Transformer is the first full-length album released by In the Verse, a Wisconsin-based Christian rock band. There are so many things in this life that can bring us down and pull us away from God. We need the transforming power of God’s love to bring us back, and the band speaks of that power with these songs.
The record kicks off with “Compassion,” the cool synth dancing through varied arpeggios, joined a moment later by a solid rhythm guitar. Laced throughout the song are subtle string parts, blending perfectly with the guitars. “Compassion” includes a very cool breakdown, featuring wicked drumming by Devin Schumski and an impressive piano solo. This song cries out to God, admitting that we would be lost without His selfless compassion and grace, and expressing a desire to extend that grace to others.

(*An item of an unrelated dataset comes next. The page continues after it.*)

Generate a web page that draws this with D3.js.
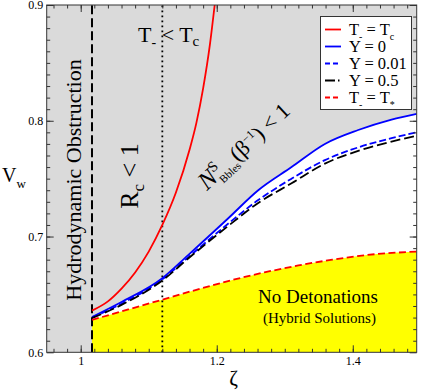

Chris Cerfus gets to show off his keyboard skills on “Already Are.” The song begins with an intriguing, cascading piano solo that continues throughout the song, imparting forward momentum. Noah Hulbert’s guitar solo soars expertly over the band, with a slightly different rhythmic feel, adding to the musical complexity. “Already Are” describes the sadness over a once-close friend falling away from their relationship with God. Next up is “Shatter to Pieces,” an excellent choice for the band’s first single. The driving guitar and solo by Dave Hanson gives the song an exciting energy, drawing the listener in. Noah’s vocals are on point, passionately imploring listeners to turn to God before the stress of this life causes them to shatter to pieces, and reminding them that He will never leave nor forsake them.
“Your Sacrifice” is another solid rock track, opening with a catchy guitar hook. It sings of the appreciation for the sacrifice that Christ made, with incredible lyrics such as: “Your sacrifice is the key on which eternal life depends.” Title song “Transformer” is a bit more of a mid-tempo song, with a chorus that one can’t help but sing along to. The atmospheric synth during the verse adds a cool, mysterious element. “Transformer” is about God’s power to transform and revive a cold heart full of hatred.
The record continues with “Final Days,” which features the strings a bit more prominently, as well as a softer, piano-led bridge, before the heavy guitars kick back in. Final track “Afterlife” ends the record on a high note, with imaginative lyrics and thrilling music. Of course, no one on this side of eternity can fathom what Heaven will be like, but “Afterlife” does a fine job of dreaming and exploring the possibilities, such as sliding in one’s socks “down never ending streets of gold.” “Afterlife” also allows Noah to show off the strength and range of his voice.
Overall, Transformer is a thoroughly enjoyable rock record, not terribly heavy, perhaps allowing it to appeal to a broader audience. The creative lyrics are very well-written, conveying the depth of meaning behind the band’s mission to reach the lost and hurting of this crazy world. And they are sure to achieve that goal with this record.